The question is simple:
What fraction of matrices in $G_n = \text{GL}_n(\mathbb{Z})$ have at least one unit entry (i.e., either $\lbrace\pm 1 \rbrace$)?
I'm not sure what the correct measure on $G_n$ would be, so here is a suggestion: for each natural number $m \geq 1$, define $G_n(m)$ to be the set of precisely those matrices in $G_n$ whose entries are bounded in absolute value by $m$ and let $H_n(m)$ be the subset of matrices which have at least one unit entry. These are finite and non-empty sets, so in particular for each $m$ the following ratio is defined: $$r_n(m) = \frac{|H_n(m)|}{|G_n(m)|}$$
Now, one can take limits (or lim-sups?) as $m \to \infty$. Again, this is only a suggested measure and it should not constrain potential answers: all reasonable measures are welcome.
Motivation
I write software that pre-processes large (filtered) cell complexes via discrete Morse theory to produce smaller cell complexes with identical homology groups. Without getting into gory details, the basic idea is to greedily exploit unit incidence among cell-pairs in order to clear out the corresponding row and column from the matrix representation of a boundary operator via obvious row and column operations: once these have been cleared, these paired cells can be removed from the complex altogether.

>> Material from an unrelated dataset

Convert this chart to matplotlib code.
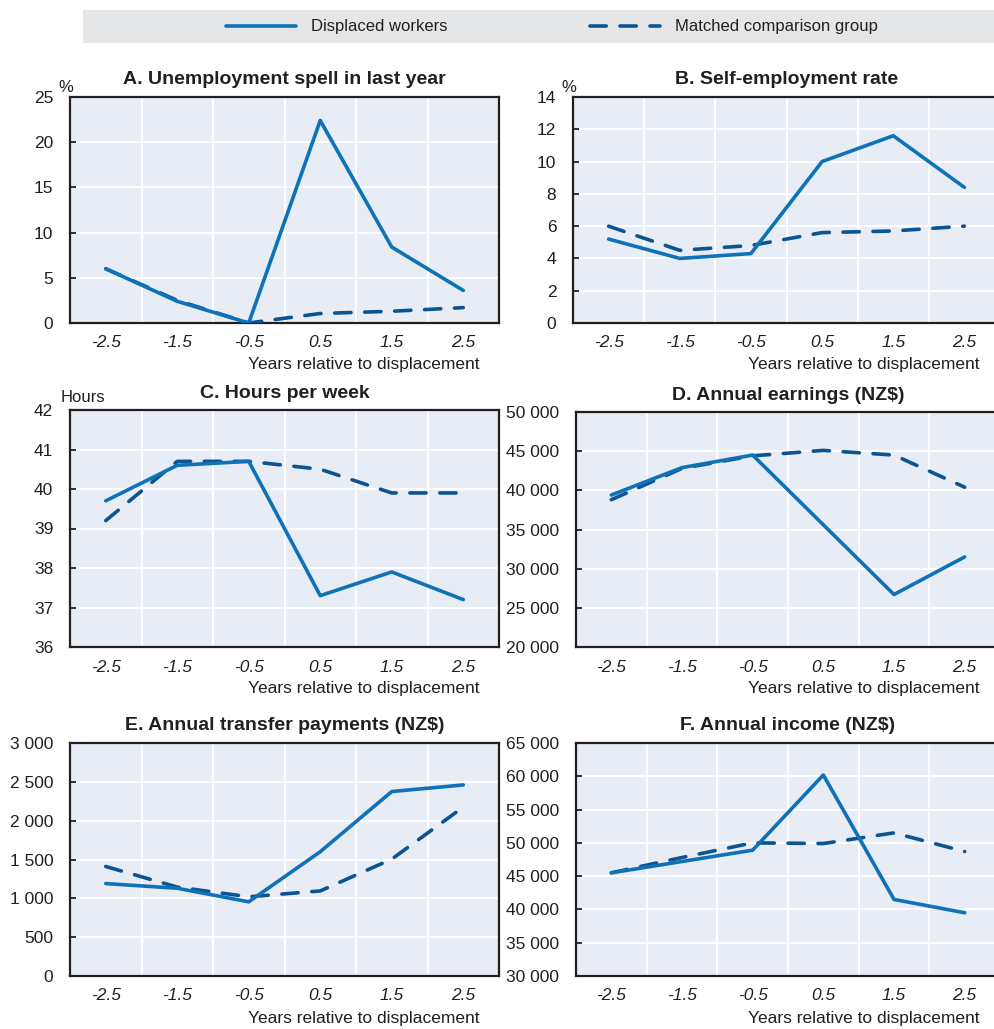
import matplotlib
matplotlib.use("Agg")
import matplotlib.pyplot as plt
from matplotlib.ticker import FuncFormatter, MultipleLocator
from matplotlib.lines import Line2D
from matplotlib.patches import Rectangle

plt.rcParams['font.family'] = ['Liberation Sans', 'DejaVu Sans']

# années relatives au licenciement
years = [-2.5, -1.5, -0.5, 0.5, 1.5, 2.5]
year_labels = ['-2.5', '-1.5', '-0.5', '0.5', '1.5', '2.5']

# A. Chômage dans l'année (%)
unemp_displaced = [6.0, 2.4, 0.0, 22.4, 8.4, 3.6]
unemp_matched = [6.0, 2.5, 0.0, 1.05, 1.3, 1.7]
# B. Taux d'emploi indépendant (%)
selfemp_displaced = [5.2, 4.0, 4.3, 10.0, 11.6, 8.4]
selfemp_matched = [6.0, 4.5, 4.8, 5.6, 5.7, 6.0]
# C. Heures par semaine
hours_displaced = [39.7, 40.6, 40.7, 37.3, 37.9, 37.2]
hours_matched = [39.2, 40.7, 40.7, 40.5, 39.9, 39.9]
# D. Revenus annuels (NZ$)
earn_displaced = [39400, 42900, 44500, 35600, 26700, 31500]
earn_matched = [38800, 42800, 44400, 45100, 44500, 40400]
# E. Transferts annuels (NZ$)
transf_displaced = [1190, 1130, 955, 1600, 2375, 2460]
transf_matched = [1410, 1145, 1020, 1095, 1505, 2175]
# F. Revenu annuel (NZ$)
income_displaced = [45500, 47200, 48900, 60200, 41500, 39500]
income_matched = [45500, 47800, 50000, 49900, 51500, 48700]

BLEU = '#0f72b9'
BLEU_FONCE = '#0b5491'
FOND = '#e8ecf5'
TEXTE = '#231f20'
W, H = 994, 1029
LW = 2.6


def fmt_milliers(v, pos):
    return f"{int(v):,}".replace(",", " ")


def panneau(box, titre, y1, y2, ylim, pas, unite=None, unite_pos=None):
    left, right, top, bottom = box
    ax = fig.add_axes([left / W, 1 - bottom / H, (right - left) / W, (bottom - top) / H])
    ax.set_facecolor(FOND)
    ax.plot(years, y2, color=BLEU_FONCE, lw=LW, dashes=(4.5, 3.8), dash_capstyle='round', zorder=3)
    ax.plot(years, y1, color=BLEU, lw=LW, solid_capstyle='round', zorder=4)
    ax.set_xlim(-3, 3)
    ax.set_ylim(*ylim)
    ax.yaxis.set_major_locator(MultipleLocator(pas))
    ax.yaxis.set_major_formatter(FuncFormatter(fmt_milliers))
    ax.set_xticks(years)
    ax.set_xticklabels(year_labels, fontstyle='italic')
    ax.set_xticks([-2, -1, 0, 1, 2], minor=True)
    ax.grid(True, which='minor', axis='x', color='white', lw=1.3)
    ax.grid(True, which='major', axis='y', color='white', lw=1.3)
    ax.set_axisbelow(True)
    ax.tick_params(axis='x', which='both', length=0, pad=9, labelsize=12.5, labelcolor=TEXTE)
    ax.tick_params(axis='y', direction='in', length=4, width=1.3, pad=12,
                   labelsize=12.5, labelcolor=TEXTE, color=TEXTE)
    for s in ax.spines.values():
        s.set_color(TEXTE)
        s.set_linewidth(1.6)
    ax.set_title(titre, fontsize=14, fontweight='bold', color=TEXTE, pad=9)
    ax.annotate('Years relative to displacement', xy=(1, 0), xycoords='axes fraction',
                xytext=(-20, -42), textcoords='offset pixels', ha='right', va='center',
                fontsize=12.5, color=TEXTE)
    if unite:
        ax.annotate(unite, xy=(0, 1), xycoords='axes fraction', xytext=unite_pos,
                    textcoords='offset pixels', ha='left', va='center',
                    fontsize=12, color=TEXTE)
    return ax


fig = plt.figure(figsize=(9.94, 10.29), dpi=100)

panneau((70, 499, 97, 323), 'A. Unemployment spell in last year',
        unemp_displaced, unemp_matched, (0, 25), 5, '%', (-12, 10))
panneau((573, 1000, 97, 323), 'B. Self-employment rate',
        selfemp_displaced, selfemp_matched, (0, 14), 2, '%', (-12, 10))
panneau((70, 499, 410, 647), 'C. Hours per week',
        hours_displaced, hours_matched, (36, 42), 1, 'Hours', (-9, 12))
panneau((576, 1000, 412, 647), 'D. Annual earnings (NZ$)',
        earn_displaced, earn_matched, (20000, 50000), 5000)
panneau((70, 499, 743, 976), 'E. Annual transfer payments (NZ$)',
        transf_displaced, transf_matched, (0, 3000), 500)
panneau((576, 1000, 743, 976), 'F. Annual income (NZ$)',
        income_displaced, income_matched, (30000, 65000), 5000)

# bandeau de légende
fig.patches.append(Rectangle((83 / W, 1 - 43 / H), (994 - 83) / W, 33 / H,
                             transform=fig.transFigure, facecolor='#e5e6e8',
                             edgecolor='none', zorder=0))
poignees = [Line2D([], [], color=BLEU, lw=LW, solid_capstyle='round'),
            Line2D([], [], color=BLEU_FONCE, lw=LW, dashes=(4.5, 3.8), dash_capstyle='round')]
fig.legend(poignees, ['Displaced workers', 'Matched comparison group'],
           loc='center', bbox_to_anchor=(552 / W, 1 - 27 / H), ncol=2, frameon=False,
           fontsize=12, handlelength=4.2, handletextpad=0.9, columnspacing=8.5,
           labelcolor=TEXTE)

fig.savefig('out.png', dpi=100)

Recently, I was handed a collection of triangulated homology $4$-spheres with tons of torsion in the fundamental groups. On these complexes, the naive greedy collapsing schemes do not produce a perfect reduced complex (i.e., with one zero-dimensional cell and four dimensional cell). In fact, the boundary matrices of the reduced complexes often contain no units at all, and this is precisely when no more collapses are possible. I would like a quantification of how often should one expect an invertible integer matrix to have exploitable units? in order to judge the performance of discrete Morse theoretic reductions on these spheres.